You come home from a hard day’s work, and you’re exhausted. You get an ice-cold beer out of the fridge and slump on the sofa with your laptop. You fancy a quick browse to get your mind off the hustle and bustle of working life and visit a few sites, check the news. Maybe you download a few songs…
Little did you know that your personal information had been released into the vast, unforgiving void of cyberspace and ended up in the hands of a couple dozen companies. These companies, such as Acxiom or Dunnhumby then sell your data for quite a hefty profit to “third parties” (credit card companies, banks, deparment stores). How else do you think cold callers get your number?
The harsh truth
Although most companies use this data to attempt to sell you things, others use it for more sinister reasons. Insurance companies can use personal data to judge who to cover. Credit card companies use the data to monitor, analyse and judge your credit-worthiness. The list goes on.
Another intimidating factor is that it’s practically unavoidable. Research dictates that the average person would have to read over 250 hours of “terms and conditions” and other bureaucratic mumbo-jumbo to actually try and attempt to stay out of the clutches of the data-cataloguers. You would have to use adblocking programs 24/7, using pseudonymns when signing up for an online service etc… With the ugly irony being that you’ve “read” and signed the “I have read the terms and conditions” documents (who does) and effectively and unbeknownst to you, handed them a golden key to your information safe. It’s especially sneaky and underhanded when they do this right after you’ve bought a service like a console game, or downloaded any new software.
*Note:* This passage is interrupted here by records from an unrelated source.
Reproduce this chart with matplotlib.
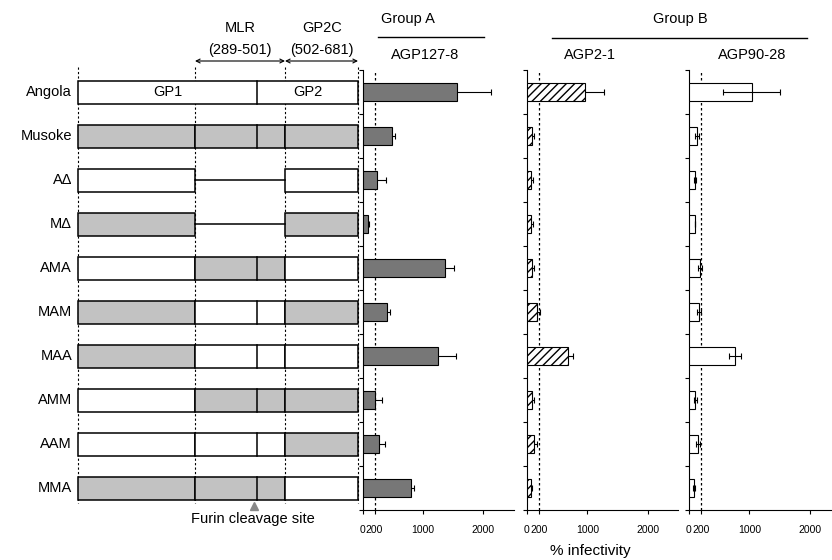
import matplotlib.pyplot as plt
from matplotlib.patches import Rectangle
import numpy as np

plt.rcParams['font.family'] = ['Liberation Sans', 'DejaVu Sans']

# constructs (row labels) and their GP1 / MLR / GP2C origin (A = Angola, M = Musoke, Δ = deleted)
constructs = ["Angola", "Musoke", "AΔ", "MΔ", "AMA", "MAM", "MAA", "AMM", "AAM", "MMA"]
composition = ["AAA", "MMM", "AΔA", "MΔM", "AMA", "MAM", "MAA", "AMM", "AAM", "MMA"]

# % infectivity
agp127_8 = [1570, 490, 240, 90, 1360, 400, 1250, 210, 270, 800]
agp127_8_err = [560, 50, 150, 20, 150, 60, 300, 120, 100, 60]
agp2_1 = [960, 85, 70, 70, 85, 170, 680, 90, 120, 60]
agp2_1_err = [310, 30, 25, 25, 25, 40, 75, 30, 40, 20]
agp90_28 = [1040, 130, 100, 100, 180, 170, 760, 100, 150, 85]
agp90_28_err = [470, 30, 15, 0, 30, 30, 100, 25, 30, 15]

xticks = [0, 200, 1000, 2000]
xticklabels = ["0", "200", "1000", "2000"]

W, H = 832, 560
fig = plt.figure(figsize=(W / 100, H / 100), dpi=100)

# overlay axes in pixel coordinates for the diagram and free text
ov = fig.add_axes([0, 0, 1, 1])
ov.set_xlim(0, W)
ov.set_ylim(H, 0)
ov.axis('off')

grey = '#c2c2c2'
dark = '#777777'
xb = [78, 195, 285, 358]
furin = 257
top, row_h = 70, 44
box_h = 23


def row_y(i):
    return top + row_h * (i + 0.5)


# dotted guide lines
for x in xb:
    ov.plot([x, x], [67, 503], color='k', lw=0.8, ls=(0, (2, 2)), zorder=1)

for i, (name, comp) in enumerate(zip(constructs, composition)):
    yc = row_y(i)
    y0 = yc - box_h / 2
    ov.text(72, yc, name, ha='right', va='center', fontsize=10.5)
    if i == 0:
        ov.add_patch(Rectangle((xb[0], y0), xb[3] - xb[0], box_h, fc='white',
                               ec='k', lw=1.1, zorder=2))
        ov.plot([furin, furin], [y0, y0 + box_h], color='k', lw=1.1, zorder=3)
        ov.text((xb[0] + furin) / 2, yc, "GP1", ha='center', va='center', fontsize=10.5, zorder=4)
        ov.text((furin + xb[3]) / 2, yc, "GP2", ha='center', va='center', fontsize=10.5, zorder=4)
        continue
    for j, c in enumerate(comp):
        if c == 'Δ':
            ov.plot([xb[j], xb[j + 1]], [yc, yc], color='k', lw=1.1, zorder=3)
            continue
        fc = grey if c == 'M' else 'white'
        ov.add_patch(Rectangle((xb[j], y0), xb[j + 1] - xb[j], box_h, fc=fc,
                               ec='k', lw=1.1, zorder=2))
    if comp[1] != 'Δ':
        ov.plot([furin, furin], [y0, y0 + box_h], color='k', lw=1.1, zorder=3)

# region headers
ov.text(240, 28, "MLR", ha='center', va='center', fontsize=10.5)
ov.text(240, 50, "(289-501)", ha='center', va='center', fontsize=10.5)
ov.text(322, 28, "GP2C", ha='center', va='center', fontsize=10.5)
ov.text(322, 50, "(502-681)", ha='center', va='center', fontsize=10.5)
for a, b in [(xb[1], xb[2]), (xb[2], xb[3])]:
    ov.annotate("", xy=(a, 61), xytext=(b, 61),
                arrowprops=dict(arrowstyle='<->', lw=0.8, color='k',
                                shrinkA=0, shrinkB=0, mutation_scale=7))

ov.plot([254], [506], marker='^', color='#888888', ms=6)
ov.text(253, 519, "Furin cleavage site", ha='center', va='center', fontsize=10.5)

# group headers
ov.text(408, 19, "Group A", ha='center', va='center', fontsize=10.5)
ov.plot([378, 484], [37, 37], color='k', lw=1)
ov.text(680, 19, "Group B", ha='center', va='center', fontsize=10.5)
ov.plot([552, 807], [38, 38], color='k', lw=1)
ov.text(590, 551, "% infectivity", ha='center', va='center', fontsize=11)

# bar panels
panels = [
    ("AGP127-8", 362.5, agp127_8, agp127_8_err, dict(color=dark, edgecolor='k'), 1),
    ("AGP2-1", 527, agp2_1, agp2_1_err, dict(color='white', edgecolor='k', hatch='////'), 1),
    ("AGP90-28", 689, agp90_28, agp90_28_err, dict(color='white', edgecolor='k'), 4),
]
ypos = np.arange(len(constructs))
ax_w = 151
for title, left, vals, errs, style, ezorder in panels:
    ax = fig.add_axes([left / W, 1 - 510 / H, ax_w / W, 440 / H])
    ax.barh(ypos, vals, height=0.42, linewidth=0.8, zorder=3, **style)
    ax.errorbar(vals, ypos, xerr=errs, fmt='none', ecolor='k', elinewidth=0.8,
                capsize=2, capthick=0.8, zorder=ezorder)
    ax.axvline(200, color='k', lw=0.9, ls=(0, (2, 2)), zorder=2)
    ax.set_xlim(0, 2500)
    ax.set_ylim(len(constructs) - 0.5, -0.5)
    ax.set_xticks(xticks)
    ax.set_xticklabels(xticklabels, fontsize=7.5)
    ax.set_yticks(np.arange(len(constructs) + 1) - 0.5)
    ax.set_yticklabels([])
    ax.tick_params(axis='both', length=3, width=0.8)
    ax.tick_params(axis='x', pad=8)
    for s in ['top', 'right']:
        ax.spines[s].set_visible(False)
    for s in ['left', 'bottom']:
        ax.spines[s].set_linewidth(0.8)
    ax.patch.set_alpha(0)
    ov.text(left + 63, 55, title, ha='center', va='center', fontsize=10.5)

fig.savefig("out.png", dpi=100)
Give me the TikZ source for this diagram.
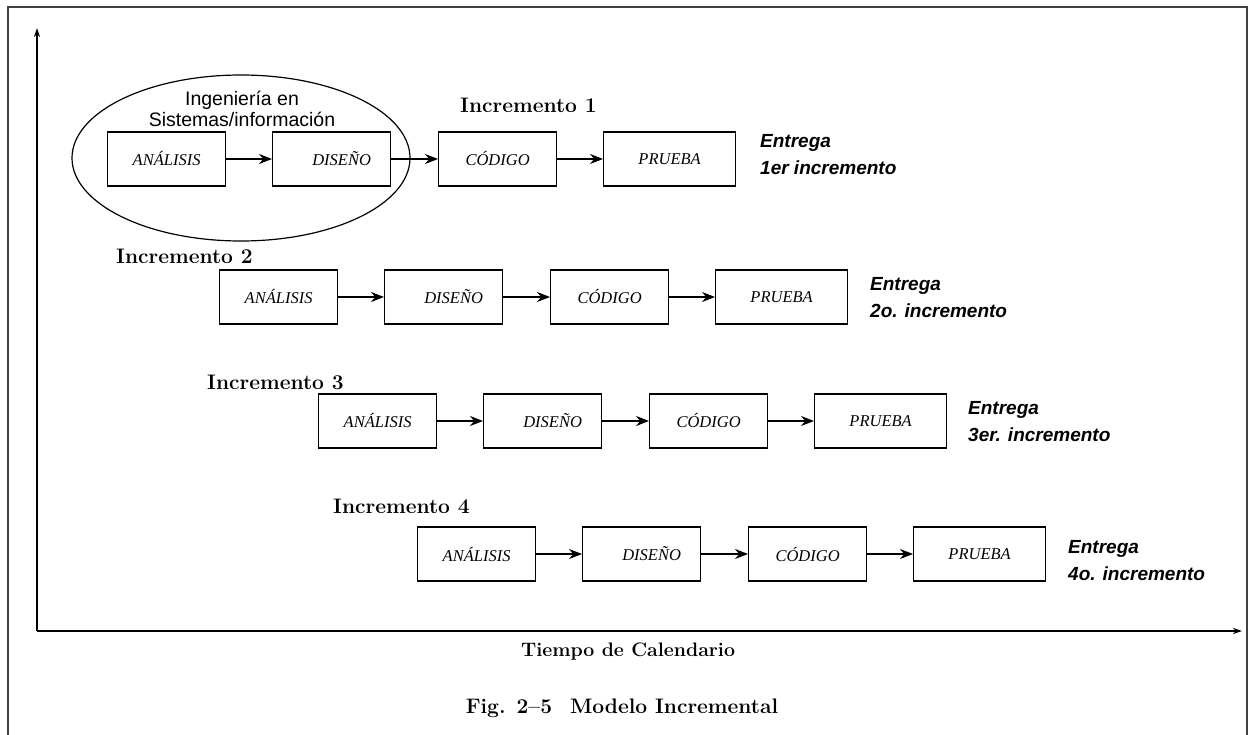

Its not only on the internet either. In fact, you would have to live as an escaped fugitive in order to hide from the data-collectors. You would have to pay cash all the time or use pre-paid credit cards. On top of that, you would have to use pre-paid mobile phones… yes, that means the untracable “burners” associated with drug dealers that are thrown away once the minutes are used up, which the majority population couldn’t afford.
It’s not all doom and gloom
At the end of the day though, it’s nothing to really worry about. Companies only collate – and I use this term in regard to the big picture – “minor” data about you (email addresses, home telephone number, country you live in to name but a few) to other companies just for the sole purpose of building up a “databank” so-to-speak about what products or services you are most likely to buy or are interested in. They don’t collect important information about what town or village you live, bank account details etcetera.
As people are getting wiser to privacy issues and security, there has been outcry about the option of non-tracable cookies and sites, which haven’t fallen on deaf ears. Google has said it will implement a “do not track” option; so companies are starting to take heed – which will inevitably result in more privacy as smaller companies are bound to follow suit.
Will privacy ever be truly private? Who knows.